Georgian Court receives $250K for Upward Bound

LAKEWOOD – Fifty students from Lakewood High School will get the extra help needed to graduate from high school and get accepted to college, thanks to Georgian Court University’s Upward Bound Program.

The program, granted $250,000 in December by the U.S. Department of Education’s TRIO program, seeks to increase the number of low-income high school students and first-generation college students who receive a bachelor’s degree.

Stating that the program will not just affect Lakewood High School, but the entire community, Georgian Court University TRIO program director Linda Jones-George said, “We are hoping to have an impact and open families to the real possibility of going to college. It is likely that these will be the first students in their families to attend college, so this program will help families to see college as an option for successive generations.”
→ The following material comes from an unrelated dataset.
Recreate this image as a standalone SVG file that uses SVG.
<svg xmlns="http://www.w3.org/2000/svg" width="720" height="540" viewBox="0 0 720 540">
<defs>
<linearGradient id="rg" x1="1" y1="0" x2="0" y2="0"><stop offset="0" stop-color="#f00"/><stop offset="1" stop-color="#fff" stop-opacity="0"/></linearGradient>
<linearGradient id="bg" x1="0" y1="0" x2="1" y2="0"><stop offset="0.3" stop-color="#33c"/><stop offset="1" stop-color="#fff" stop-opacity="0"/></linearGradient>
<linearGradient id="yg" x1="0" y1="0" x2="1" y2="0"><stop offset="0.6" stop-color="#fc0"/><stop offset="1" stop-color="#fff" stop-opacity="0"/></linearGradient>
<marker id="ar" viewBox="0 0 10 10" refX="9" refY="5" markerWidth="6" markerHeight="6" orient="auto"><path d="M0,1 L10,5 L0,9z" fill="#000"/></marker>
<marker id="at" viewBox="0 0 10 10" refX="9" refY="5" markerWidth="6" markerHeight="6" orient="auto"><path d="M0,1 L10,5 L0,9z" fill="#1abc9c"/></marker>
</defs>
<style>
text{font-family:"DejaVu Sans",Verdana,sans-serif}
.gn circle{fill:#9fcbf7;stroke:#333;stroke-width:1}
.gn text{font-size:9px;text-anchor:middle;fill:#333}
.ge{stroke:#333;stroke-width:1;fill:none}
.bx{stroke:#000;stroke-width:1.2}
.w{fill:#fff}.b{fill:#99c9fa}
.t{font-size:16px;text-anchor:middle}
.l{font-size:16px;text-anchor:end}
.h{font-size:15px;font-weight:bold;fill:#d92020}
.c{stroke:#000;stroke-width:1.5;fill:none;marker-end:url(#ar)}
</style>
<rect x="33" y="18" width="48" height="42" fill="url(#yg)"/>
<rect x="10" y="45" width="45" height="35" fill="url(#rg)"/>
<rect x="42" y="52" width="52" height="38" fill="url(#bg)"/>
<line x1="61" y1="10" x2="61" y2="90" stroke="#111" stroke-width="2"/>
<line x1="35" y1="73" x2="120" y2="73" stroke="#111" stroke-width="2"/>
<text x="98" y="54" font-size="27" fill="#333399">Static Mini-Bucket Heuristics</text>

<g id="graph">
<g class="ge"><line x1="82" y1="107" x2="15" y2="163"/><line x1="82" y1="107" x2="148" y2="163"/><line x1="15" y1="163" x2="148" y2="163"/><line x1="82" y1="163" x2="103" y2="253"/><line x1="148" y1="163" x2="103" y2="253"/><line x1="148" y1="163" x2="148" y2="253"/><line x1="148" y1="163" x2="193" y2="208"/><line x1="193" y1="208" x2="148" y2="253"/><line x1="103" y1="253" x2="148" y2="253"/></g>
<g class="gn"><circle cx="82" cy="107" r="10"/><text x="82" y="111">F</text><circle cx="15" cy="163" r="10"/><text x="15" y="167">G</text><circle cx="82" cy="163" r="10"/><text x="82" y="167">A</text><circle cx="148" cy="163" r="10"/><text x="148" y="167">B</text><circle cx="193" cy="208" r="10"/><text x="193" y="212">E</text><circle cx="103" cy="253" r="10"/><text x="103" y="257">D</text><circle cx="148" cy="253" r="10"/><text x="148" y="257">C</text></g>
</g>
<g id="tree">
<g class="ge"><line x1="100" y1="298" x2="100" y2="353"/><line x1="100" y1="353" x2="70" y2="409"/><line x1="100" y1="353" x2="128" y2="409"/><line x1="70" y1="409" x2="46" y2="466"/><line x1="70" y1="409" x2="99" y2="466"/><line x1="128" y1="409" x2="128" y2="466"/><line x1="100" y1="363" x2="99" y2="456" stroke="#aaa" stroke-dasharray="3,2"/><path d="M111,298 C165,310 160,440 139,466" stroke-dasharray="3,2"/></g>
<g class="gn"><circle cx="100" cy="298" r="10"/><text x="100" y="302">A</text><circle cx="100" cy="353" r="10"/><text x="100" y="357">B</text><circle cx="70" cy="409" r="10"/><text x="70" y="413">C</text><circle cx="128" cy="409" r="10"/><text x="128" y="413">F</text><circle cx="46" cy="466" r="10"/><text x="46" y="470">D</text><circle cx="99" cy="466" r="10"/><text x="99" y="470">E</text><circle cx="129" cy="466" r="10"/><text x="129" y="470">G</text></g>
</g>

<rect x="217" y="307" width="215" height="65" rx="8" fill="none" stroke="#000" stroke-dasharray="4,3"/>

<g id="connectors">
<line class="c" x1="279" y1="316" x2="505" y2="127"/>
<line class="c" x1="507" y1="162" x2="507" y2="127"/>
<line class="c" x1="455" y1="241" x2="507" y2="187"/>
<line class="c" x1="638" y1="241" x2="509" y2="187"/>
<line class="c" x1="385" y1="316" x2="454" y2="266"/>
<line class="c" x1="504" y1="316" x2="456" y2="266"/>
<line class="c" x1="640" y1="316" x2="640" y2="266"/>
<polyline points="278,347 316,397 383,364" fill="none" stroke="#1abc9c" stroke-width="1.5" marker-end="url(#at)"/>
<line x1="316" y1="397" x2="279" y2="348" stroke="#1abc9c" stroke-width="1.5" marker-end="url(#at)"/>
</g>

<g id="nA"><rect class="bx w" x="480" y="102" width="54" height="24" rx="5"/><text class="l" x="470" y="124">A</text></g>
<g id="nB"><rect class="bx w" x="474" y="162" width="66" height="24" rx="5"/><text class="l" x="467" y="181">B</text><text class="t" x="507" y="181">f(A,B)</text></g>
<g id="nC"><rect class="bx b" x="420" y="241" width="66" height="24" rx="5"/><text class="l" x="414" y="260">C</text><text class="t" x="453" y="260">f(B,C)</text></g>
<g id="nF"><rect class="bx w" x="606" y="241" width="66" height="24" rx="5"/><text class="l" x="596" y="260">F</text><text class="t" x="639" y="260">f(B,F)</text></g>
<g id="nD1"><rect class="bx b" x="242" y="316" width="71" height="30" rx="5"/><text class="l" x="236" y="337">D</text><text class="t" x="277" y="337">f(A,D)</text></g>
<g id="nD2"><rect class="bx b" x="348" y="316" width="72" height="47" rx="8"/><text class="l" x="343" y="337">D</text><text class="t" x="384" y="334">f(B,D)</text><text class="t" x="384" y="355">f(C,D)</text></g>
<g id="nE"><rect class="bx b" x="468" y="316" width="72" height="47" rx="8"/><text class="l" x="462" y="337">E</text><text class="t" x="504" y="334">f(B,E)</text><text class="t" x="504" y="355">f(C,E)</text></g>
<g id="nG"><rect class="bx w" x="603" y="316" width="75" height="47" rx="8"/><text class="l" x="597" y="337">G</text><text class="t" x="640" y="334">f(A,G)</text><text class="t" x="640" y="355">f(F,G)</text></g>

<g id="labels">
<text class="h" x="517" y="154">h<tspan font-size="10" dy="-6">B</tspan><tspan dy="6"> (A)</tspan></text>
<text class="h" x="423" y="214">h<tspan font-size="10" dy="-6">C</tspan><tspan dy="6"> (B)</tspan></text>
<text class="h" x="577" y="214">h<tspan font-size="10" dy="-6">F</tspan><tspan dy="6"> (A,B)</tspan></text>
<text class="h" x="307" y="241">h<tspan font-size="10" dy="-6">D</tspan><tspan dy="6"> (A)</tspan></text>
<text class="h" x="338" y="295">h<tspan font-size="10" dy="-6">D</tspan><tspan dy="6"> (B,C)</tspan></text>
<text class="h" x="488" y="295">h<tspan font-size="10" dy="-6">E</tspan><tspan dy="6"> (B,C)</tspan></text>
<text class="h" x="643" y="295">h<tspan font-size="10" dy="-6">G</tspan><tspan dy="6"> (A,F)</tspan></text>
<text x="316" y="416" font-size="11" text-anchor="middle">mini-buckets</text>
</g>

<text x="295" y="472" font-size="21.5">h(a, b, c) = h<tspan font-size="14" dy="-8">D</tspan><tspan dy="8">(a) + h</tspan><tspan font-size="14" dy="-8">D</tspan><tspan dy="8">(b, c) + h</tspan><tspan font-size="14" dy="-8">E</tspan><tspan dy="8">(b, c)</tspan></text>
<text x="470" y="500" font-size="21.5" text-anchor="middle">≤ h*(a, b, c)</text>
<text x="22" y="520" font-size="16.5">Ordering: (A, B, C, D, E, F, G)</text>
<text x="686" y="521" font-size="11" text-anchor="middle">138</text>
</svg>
Jones-George spoke to 65 potential Upward Bound students at Lakewood High School on April 15, recruiting for the program which will begin this summer.

According to Jones-George, Upward Bound is a pre-college program created by Congress to help first-generation college students and/or low-income high school students overcome educational, social, cultural, and other barriers to higher education. The goal of the program is to increase the rate at which participant students complete high school and go on to be accepted into and graduate from a four-year college or university.

It is one of eight federal TRIO programs. Through academic advisement, tutoring and support, Upward Bound staff members provide area high school students with the help to finish high school and make the transition to college.

The program is intended for high school students from low-income families, high school students from families in which neither parent holds a bachelor’s degree, and low-income, first-generation military veterans who are preparing to enter postsecondary education.

The Georgian Court Upward Bound Program will serve 50 eligible students from Lakewood High School, providing after-school tutoring and mentoring four days per week, cultural programs and college visits on a few select weekends throughout the school year, and a summer residential component on the Georgian Court campus in Lakewood.

“For several weeks during the summer, we will provide the required components of academic instruction in mathematics, laboratory sciences, composition, literature and foreign languages to better prepare students for success in the next academic year, or to address deficiencies from the previous year,” Jones-George said.

“Our goal is not just to enroll students in the program, but for our students to have success where they stay with the program so we can retain them,” she added. “This can have a lasting and longstanding impact on the community, especially in population segments that have not had access to higher education.”